When Roush decided to swap Fennig and Leslie and their crews, Leslie brought along his mechanics, pit crew and body-hangers in the shop. Leslie also decided to rebuild the No. 6 team's inventory -- all new cars for 2002. Several early tests -- at Las Vegas and Richmond -- confirmed his and Mark's hunches about current handling and aerodynamic issues. The mix of Leslie's right-here, right-now knowledge with Mark's old-school background proved regenerative.

"It's kind of [like], you're getting to the same place, you're just changing the path," Leslie said. "That path is all we've really had to work around cause there's actually been some stuff that he's found out that shocked me, and there's been stuff that I've brought to him that's shocked him.

"At the end of the day we're still getting the car to feel the same way that it did in '89, '90 and '92, you're just getting there [differently]."

Also integral is Mark's and Leslie's relationship. Leslie is calm and insistent, while Mark is renowned for his hands-on intensity. He admits he's backed off the finger-in-every-pie aspect of his job this season, and that Leslie's imperturbability makes it easier when they're searching for answers.

"So there's times when we work on the car intensely, you know?" Mark said. "And at the end of the day I don't have to worry about hurting his feelings, and he doesn't have to worry about hurting my feelings. All we want to do is run good when it's all done with. Nobody got bruised."

"Ben doesn't care," Roush said of Mark's obsessive-ness. "Whatever's on his mind, that's what they talk about and then they make a meal out of it."

Mark says he knows he occasionally intimidates people, but he doesn't mean to. He only knows what works for him and doesn't have time to waste on feel-good padding.
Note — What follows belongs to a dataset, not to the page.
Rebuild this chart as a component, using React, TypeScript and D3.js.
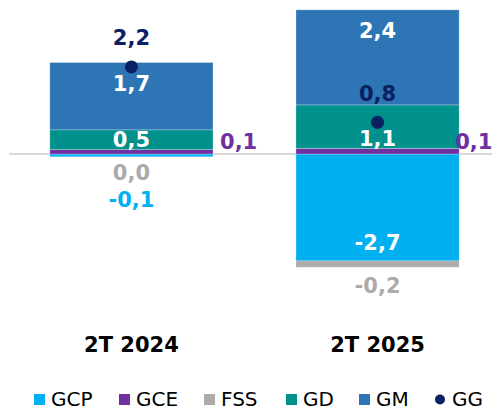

"And Ben doesn't seem to be intimidated by those things," Mark said. "He takes that quickly, digests it, and then he takes the waste of -- or what he thinks might be waste -- and he looks me in the eye and he says, 'I'm not sure about this part, now. Are you?'

"It's a good thing. Because I wasn't right about everything, or otherwise I'd have been winning races in 2001."